The fact that the theory of natural selection is responsible for producing the entire line of eugenics is absolutely proven in what I laid out, again, in my first post yesterday. Both eugenics' inventor, Francis Galton named his inspiration for the idea of eugenics, natural selection as set out in On the Origin of Species and his cousin and colleague, Charles Darwin, the inventor of natural selection and the author of On the Origin of Species, authorized his cousin's use of his theory, not only in a published letter to Galton but, in what is conventionally considered the strongest endorsement one scientist can make of another's work, in his scientific publications, The Descent of Man and, as Galton pointed out was Darwin's first endorsement of his first foray into elucidating his eugenics, in The Variation of Animals and Plants under Domestication, Darwin citing his first two articles on the topic published in Macmillan's Magazine in June and August, 1865.
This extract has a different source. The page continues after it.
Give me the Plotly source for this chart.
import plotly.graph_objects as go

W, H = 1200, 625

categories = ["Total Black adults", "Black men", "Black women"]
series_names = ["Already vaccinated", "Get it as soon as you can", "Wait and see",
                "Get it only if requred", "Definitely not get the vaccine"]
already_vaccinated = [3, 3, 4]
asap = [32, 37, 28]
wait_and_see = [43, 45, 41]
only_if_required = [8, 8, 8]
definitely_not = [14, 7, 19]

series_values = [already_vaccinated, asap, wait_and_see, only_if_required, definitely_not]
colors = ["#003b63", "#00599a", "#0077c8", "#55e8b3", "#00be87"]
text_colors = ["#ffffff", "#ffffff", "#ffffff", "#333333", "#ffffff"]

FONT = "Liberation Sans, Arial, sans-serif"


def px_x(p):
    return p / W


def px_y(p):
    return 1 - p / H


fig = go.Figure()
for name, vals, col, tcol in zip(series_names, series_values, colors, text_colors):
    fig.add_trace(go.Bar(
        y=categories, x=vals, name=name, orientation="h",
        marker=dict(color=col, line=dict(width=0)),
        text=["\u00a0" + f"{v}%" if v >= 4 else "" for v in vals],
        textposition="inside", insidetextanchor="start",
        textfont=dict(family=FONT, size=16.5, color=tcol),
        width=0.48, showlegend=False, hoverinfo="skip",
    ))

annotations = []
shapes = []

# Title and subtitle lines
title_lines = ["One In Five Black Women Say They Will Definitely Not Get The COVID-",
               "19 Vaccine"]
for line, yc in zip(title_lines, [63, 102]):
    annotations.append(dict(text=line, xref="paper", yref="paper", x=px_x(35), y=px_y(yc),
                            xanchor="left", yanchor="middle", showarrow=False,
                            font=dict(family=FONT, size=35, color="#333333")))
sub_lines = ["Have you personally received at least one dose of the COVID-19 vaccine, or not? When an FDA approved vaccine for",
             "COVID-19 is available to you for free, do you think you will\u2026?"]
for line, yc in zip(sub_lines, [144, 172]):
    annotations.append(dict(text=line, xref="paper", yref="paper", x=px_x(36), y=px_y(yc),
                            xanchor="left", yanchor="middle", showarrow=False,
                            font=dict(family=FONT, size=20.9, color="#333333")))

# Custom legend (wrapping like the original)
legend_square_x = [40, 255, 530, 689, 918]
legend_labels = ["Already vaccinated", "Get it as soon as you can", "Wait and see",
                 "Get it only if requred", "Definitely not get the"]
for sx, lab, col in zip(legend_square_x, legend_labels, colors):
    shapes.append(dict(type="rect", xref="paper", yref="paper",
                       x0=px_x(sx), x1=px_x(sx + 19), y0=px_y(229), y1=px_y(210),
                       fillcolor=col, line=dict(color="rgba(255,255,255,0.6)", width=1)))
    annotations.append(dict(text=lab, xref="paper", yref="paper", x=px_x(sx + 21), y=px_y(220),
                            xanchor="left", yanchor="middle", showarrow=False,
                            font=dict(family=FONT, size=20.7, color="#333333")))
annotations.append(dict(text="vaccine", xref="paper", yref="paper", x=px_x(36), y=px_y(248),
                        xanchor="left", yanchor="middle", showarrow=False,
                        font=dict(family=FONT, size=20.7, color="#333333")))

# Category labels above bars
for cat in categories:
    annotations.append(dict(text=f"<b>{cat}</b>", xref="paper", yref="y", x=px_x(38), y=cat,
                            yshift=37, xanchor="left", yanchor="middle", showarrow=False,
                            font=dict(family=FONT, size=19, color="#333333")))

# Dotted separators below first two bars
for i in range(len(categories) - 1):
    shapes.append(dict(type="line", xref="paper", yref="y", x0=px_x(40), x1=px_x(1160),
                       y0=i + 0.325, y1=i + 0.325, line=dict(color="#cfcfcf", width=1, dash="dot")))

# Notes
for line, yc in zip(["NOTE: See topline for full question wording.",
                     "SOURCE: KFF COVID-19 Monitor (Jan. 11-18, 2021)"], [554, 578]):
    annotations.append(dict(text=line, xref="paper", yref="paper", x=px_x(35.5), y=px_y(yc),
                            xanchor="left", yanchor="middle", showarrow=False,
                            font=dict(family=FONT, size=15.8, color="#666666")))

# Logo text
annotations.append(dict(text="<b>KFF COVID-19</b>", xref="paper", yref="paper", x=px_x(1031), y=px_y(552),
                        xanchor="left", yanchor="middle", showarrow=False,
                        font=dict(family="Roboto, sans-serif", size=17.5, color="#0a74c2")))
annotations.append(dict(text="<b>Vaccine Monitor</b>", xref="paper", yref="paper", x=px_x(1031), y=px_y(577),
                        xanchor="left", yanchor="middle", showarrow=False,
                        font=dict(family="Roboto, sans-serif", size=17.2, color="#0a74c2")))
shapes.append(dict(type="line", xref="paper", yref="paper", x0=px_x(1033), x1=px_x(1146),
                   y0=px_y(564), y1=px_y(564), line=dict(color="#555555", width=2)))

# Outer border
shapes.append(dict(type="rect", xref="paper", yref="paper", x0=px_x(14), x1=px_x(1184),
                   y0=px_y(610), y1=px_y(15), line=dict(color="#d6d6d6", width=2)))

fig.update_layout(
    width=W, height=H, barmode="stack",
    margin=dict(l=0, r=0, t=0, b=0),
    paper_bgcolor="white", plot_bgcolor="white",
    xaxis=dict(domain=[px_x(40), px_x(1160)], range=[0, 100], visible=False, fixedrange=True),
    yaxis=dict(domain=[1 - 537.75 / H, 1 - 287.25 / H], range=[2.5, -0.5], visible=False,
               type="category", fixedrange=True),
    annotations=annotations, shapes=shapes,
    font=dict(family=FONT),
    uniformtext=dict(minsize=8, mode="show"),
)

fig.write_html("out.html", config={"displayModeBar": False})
Neither man ever retracted what they said on the topic and that does, actually, constitute absolute proof in the matter. It is impossible for anyone to come up with a refutation that can overcome what they said on the topic.
The rest of it is merely a long and laborious definition of documenting the depravity of what eugenics as even they conceived of it was, that their inspiration continued in those who, on the basis of their faith in natural selection, developed the theme of inequality, the alleged dysgenic effects of letting those of "lesser fitness" to live long enough to have children or to allow them to have children (both Darwin and Galton explicitly favored the deaths of the "unfit" over the use of birth control, Darwin explicitly endorsing the eugenic effects of genocide) and how the next generations, up to and including Darwinists today, have continued that development, even after its most literal expression in American, Canadian and other eugenics in putative democracies and, inspired by those earlier examples, the Nazi genocides.
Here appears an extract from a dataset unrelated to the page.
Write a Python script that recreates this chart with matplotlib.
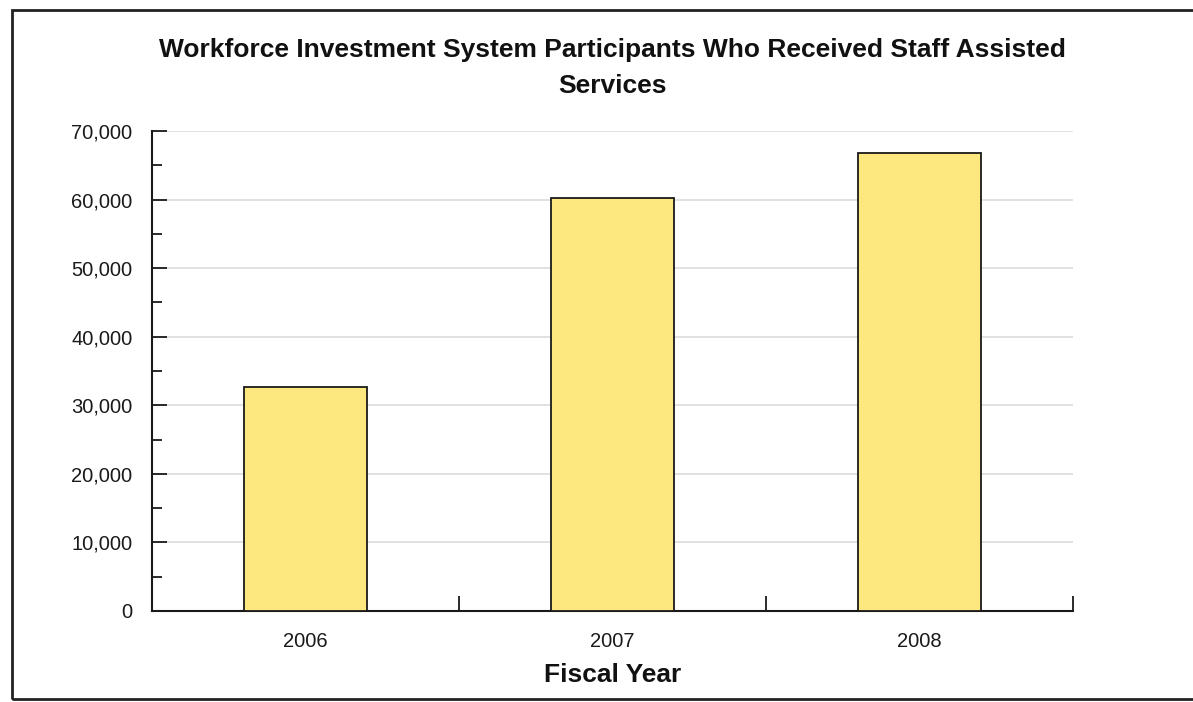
import matplotlib.pyplot as plt
from matplotlib.patches import Rectangle
from matplotlib.ticker import FuncFormatter, MultipleLocator

plt.rcParams['font.family'] = ['Liberation Sans', 'DejaVu Sans']

years = ['2006', '2007', '2008']
participants = [32600, 60300, 66800]

title = 'Workforce Investment System Participants Who Received Staff Assisted\nServices'

fig = plt.figure(figsize=(11.93, 7.02), dpi=100)

# frame around the whole chart (right side runs off the edge)
fig.patches.append(Rectangle((12 / 1193, 3 / 702), 1.2, 689 / 702,
                             transform=fig.transFigure, fill=False,
                             edgecolor='#222222', linewidth=2.0))

ax = fig.add_axes([152 / 1193, 91 / 702, 921 / 1193, 480 / 702])

x = range(len(years))
ax.bar(x, participants, width=0.4, color='#fde880', edgecolor='#1a1a1a',
       linewidth=1.3, zorder=3)

ax.set_xlim(-0.5, len(years) - 0.5)
ax.set_ylim(0, 70000)

ax.yaxis.set_major_locator(MultipleLocator(10000))
ax.yaxis.set_minor_locator(MultipleLocator(5000))
ax.yaxis.set_major_formatter(FuncFormatter(lambda v, _: f'{int(v):,}'))
ax.tick_params(axis='y', which='major', direction='in', length=11, width=1.3,
               pad=14, labelsize=14.5, colors='#1a1a1a')
ax.tick_params(axis='y', which='minor', direction='in', length=7, width=1.3,
               colors='#1a1a1a')

# category ticks sit on the boundaries, labels in the middle
ax.set_xticks([i - 0.5 for i in range(len(years) + 1)])
ax.set_xticklabels([])
ax.set_xticks(list(x), minor=True)
ax.set_xticklabels(years, minor=True)
ax.tick_params(axis='x', which='major', direction='in', length=11, width=1.3,
               colors='#1a1a1a')
ax.tick_params(axis='x', which='minor', length=0, pad=15, labelsize=14.5,
               colors='#1a1a1a')

ax.grid(axis='y', which='major', color='#dcdcdc', linewidth=1.2, zorder=0)
ax.set_axisbelow(True)

for side in ('top', 'right'):
    ax.spines[side].set_visible(False)
for side in ('left', 'bottom'):
    ax.spines[side].set_linewidth(1.5)
    ax.spines[side].set_color('#1a1a1a')

ax.set_xlabel('Fiscal Year', fontsize=19, fontweight='bold', labelpad=9,
              color='#111111')

fig.text(612 / 1193, 1 - 68 / 702, title, ha='center', va='center',
         fontsize=19, fontweight='bold', color='#111111', linespacing=1.68)

fig.savefig('out.png', dpi=100, facecolor='white')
Though not usually an explicit expression of eugenics, I would point out that the evolutionary psychology, published, peer-reviewed science, of such figures as Kevin Macdonald and John Hartung, science endorsed by not only Richard Dawkins, who cited explicitly antisemitic science by Hartung in The God Delusion, but the neo-Nazi David Irving who gave Macdonald perhaps too much exposure outside of the alabaster chamber of science when he called him as a witness in his attempt to silence Deborah Lipstad in the British courts. Evolutionary psychology is probably the most influential articulation of Darwinism, constructed out of just-so stories of natural selection, in the past half century. "Never again" would not seem to be a slogan that has penetrated science or the popular understanding of science. Maybe they think it's too much like something that would come from the humanities to be respectable. I mean the humanities as in the traditional research and writing of history, not as in the modernistic devolution of the humanities aping the supposed methods of science, "theory". That's more in line with evo-psy and, as I've come to understand through writing on this topic, the ultimate just-so story of natural selection.
It really does matter because it's happening yet again. You can read it in the disciples of William L. Pierce and in the neo-liberal and conservative opinion media, Andrew Sullivan, the champion of The Bell Curve and in the endorsements of inequality as expressed in evolutionary psychology as can be read in the Wall Street Journal, the New York Times and elsewhere. I hear its secondary echo whenever I hear Rachel Maddow or someone else say "meme".